To watch Transparent is to enter the world of the Pfefferman family. They're Secular and Jewish the way Larry David is Secular and Jewish: in other words both hilariously and poignantly dysfunctional. The parents are long divorced, and the three grown children are each a study in selfish, sexually confused arrested development.

If this was a movie every single member of the cast would be nominated for an Oscar. Then Jeffrey Tambor, who plays the head of the family, would be nominated for God.

Tambor is both above the fray yet invested in it and like God is chief instigator of all the troubles that befall his children. He giveth and he taketh away!

This "God" is transgender. The patriarch becomes the matriarch. He's old and ugly too. And unless you have a heart of stone you'll be rooting for her all the way.

As Tambor's character comes out to the Pfefferman children. Each deal with "it" (their father's issues) in a quirky self-interested way. That series of reactions also reveals entire lives lived in the shadow of the mixed blessing of being raised by liberal secular Jews.

Turns out the atheist godless life of reason--like all human lives--isn't always what it's cracked up to be.

For evangelical and Roman Catholic survivors watching this show there's dark comfort to be had in the fact that life on the other side to the tracks has its own problems. Maybe your home-school born-again mom was nuts but so are liberal Jews! Maybe those nuns were uptight and mean but so are some lesbian interior designer insanely introspective and selfish lovers! Maybe it is the human condition that is inherently screwed up and we just all experience our own version of it!

What all this is really about is much bigger than the specific plot. Transparent is about us all.

Soloway has created a series that opens a Pandora 's Box on a host of related issues. Here are a few that jump out besides the obvious story line:
  • Does being a secular Jew produce a feckless level of dysfunction? In other words do Jews without God need something other than sex, shopping and career to fill bright minds with?
  • Just like blacks get to use the N-Word can Soloway, who is a committed feminist and Jewish, get away with her devastating parody of the extreme silliness of feminism (not to mention her Woody Allenesque look at the crazy side of secular "Judaism") when it's carried to the Nth degree?
  • How will the gay community, transgender community and feminist community react to a show that does nothing to gloss over the fact that being politically correct on sexual and gender issues still leaves all concerned with the same human problems of greed, betrayal and anger everyone else has?
This is the first show
I know of that begins where everything else ends: with the audience as already out of the closet.

In other words this show doesn't need to argue for tolerance any more.
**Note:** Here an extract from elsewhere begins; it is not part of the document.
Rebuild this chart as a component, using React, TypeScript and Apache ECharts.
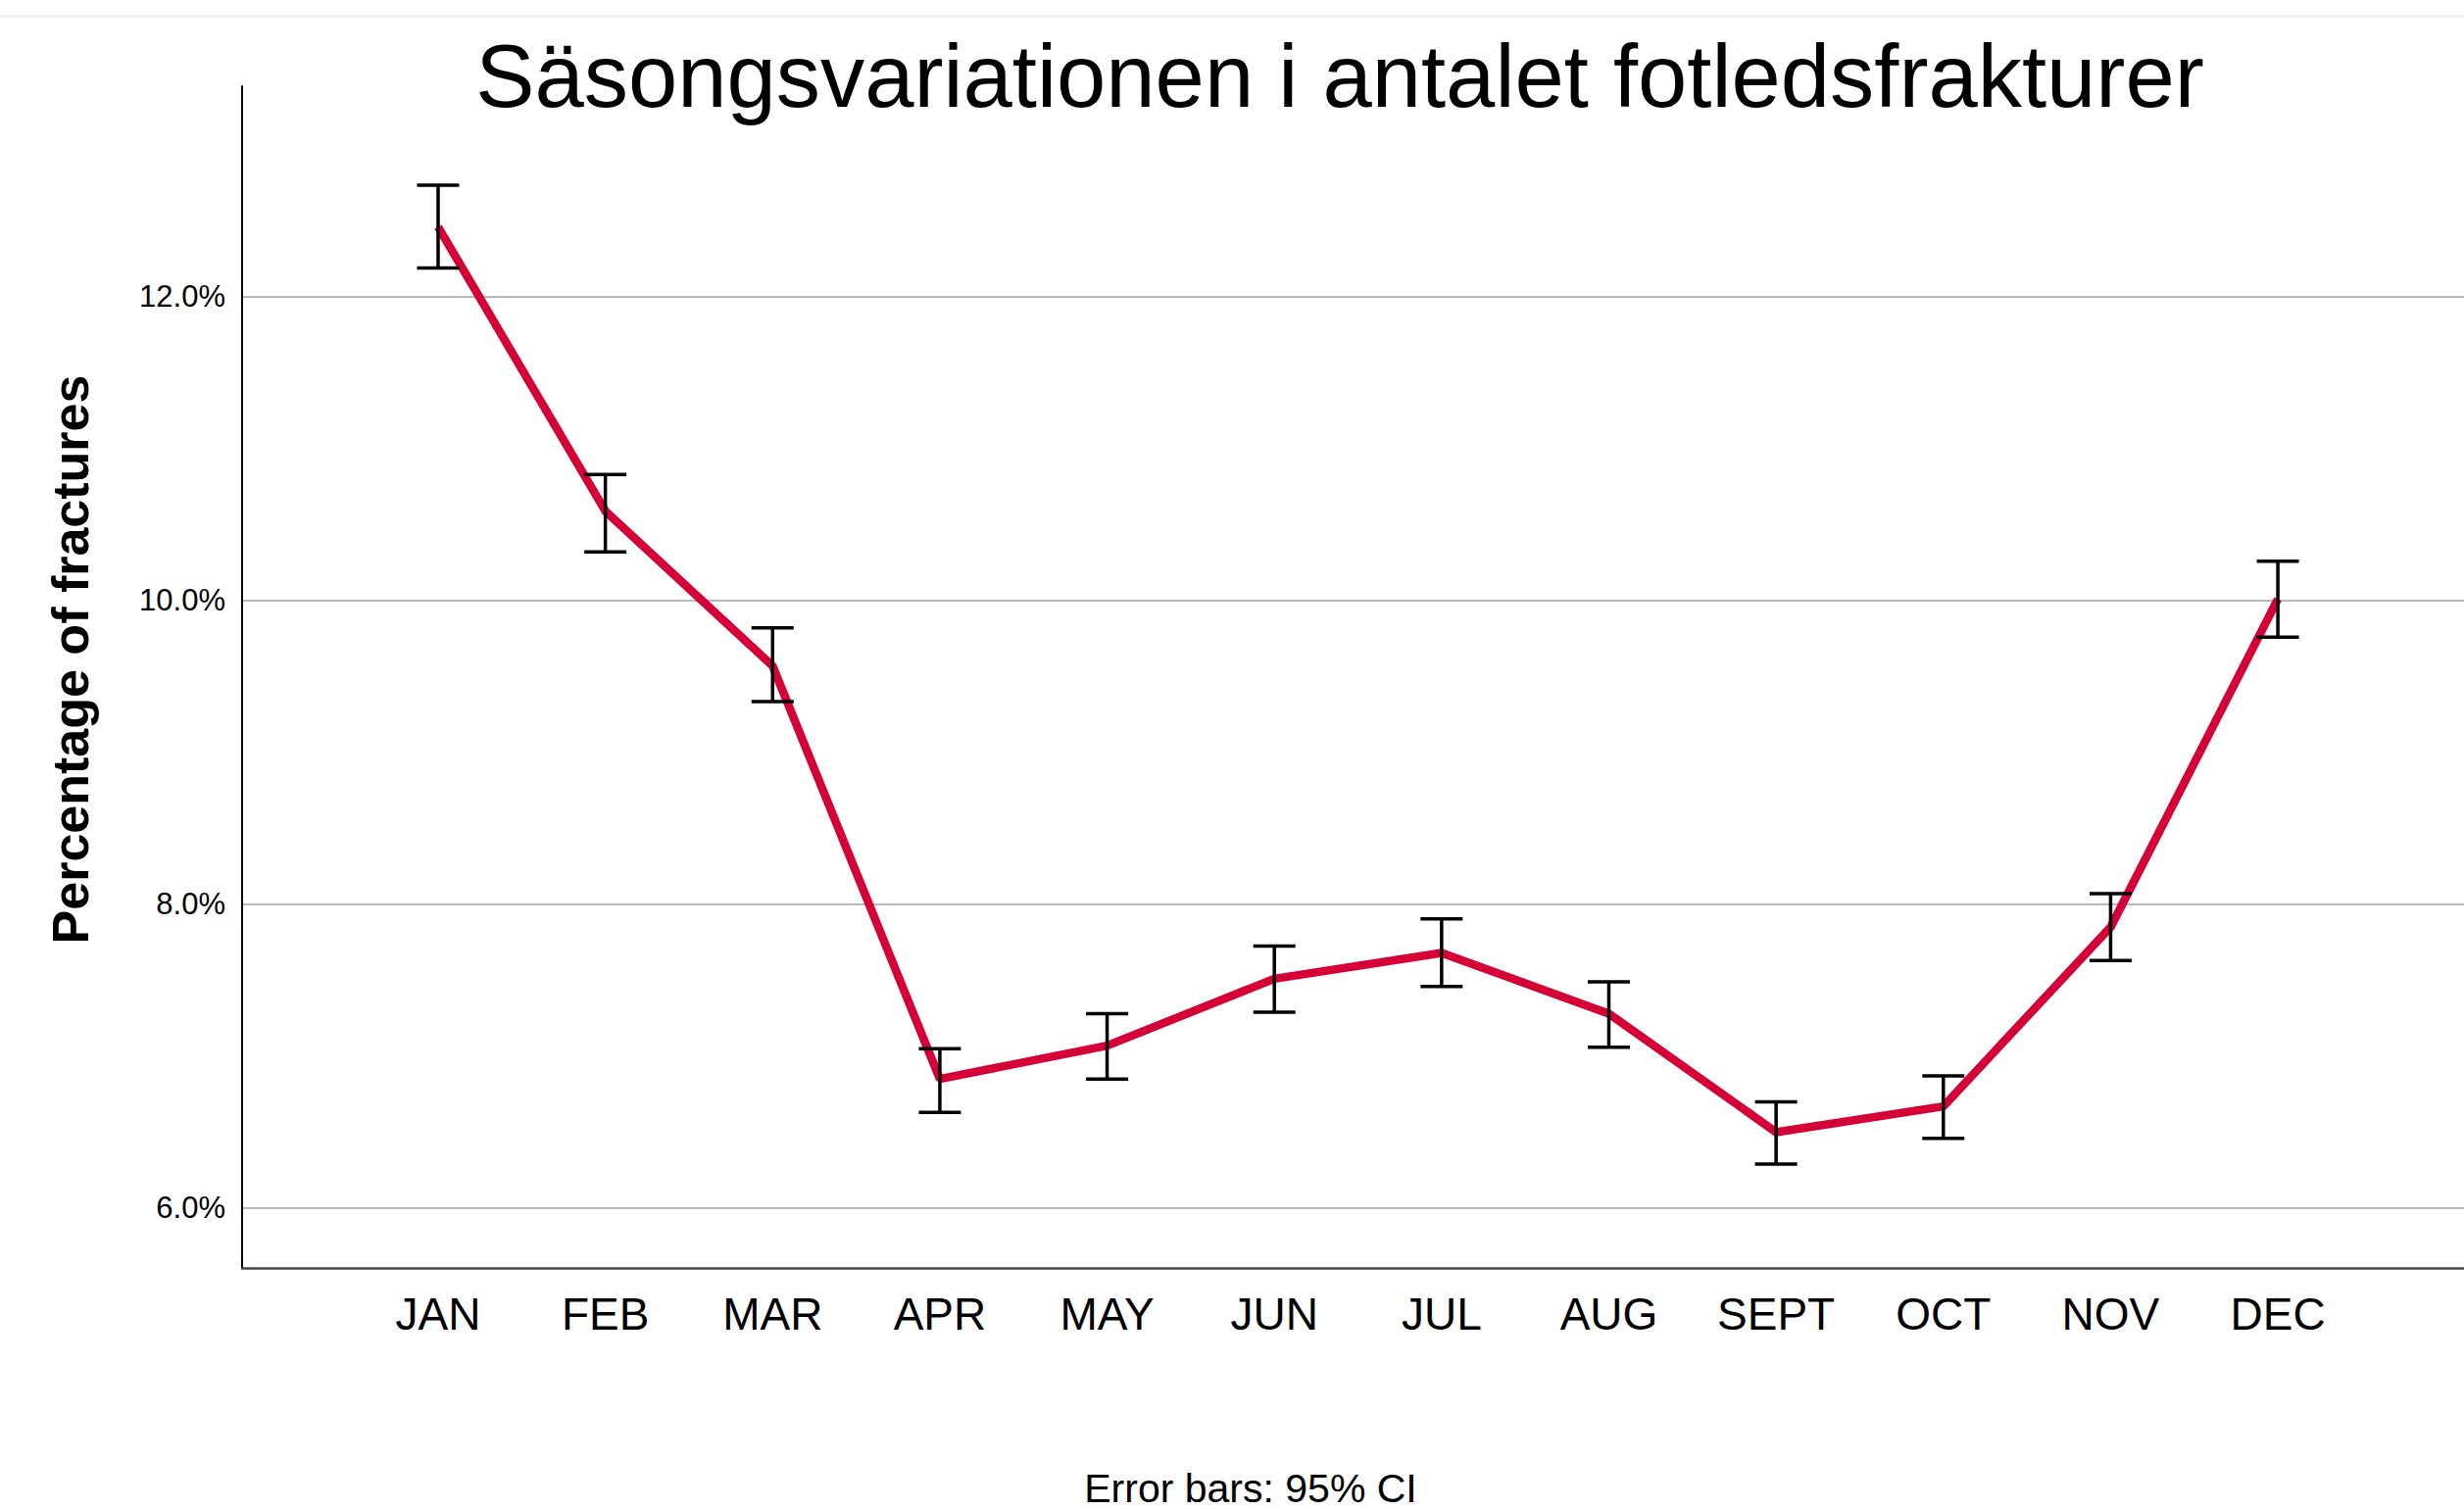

So it can show sexual and gender diversity warts and all. The show's creator assumes she's talking to an enlightened enough audience that she can now tell a real human story with "gender issues" as the backdrop while she allows the human stories to emerge.

The human trumps the merely sexual here. Transparent is as devastating as it is moving. It is devastating because the writing is so good and the performances so impeccable that watching this show is to live the lives in it.

Therein lies the show's heart: Transparent is willing to take on the actual complexity that is in each of us when it comes to our sexual lives and how they impact the world. And of course none of this would work unless the show was also devastatingly entertaining and darkly funny too.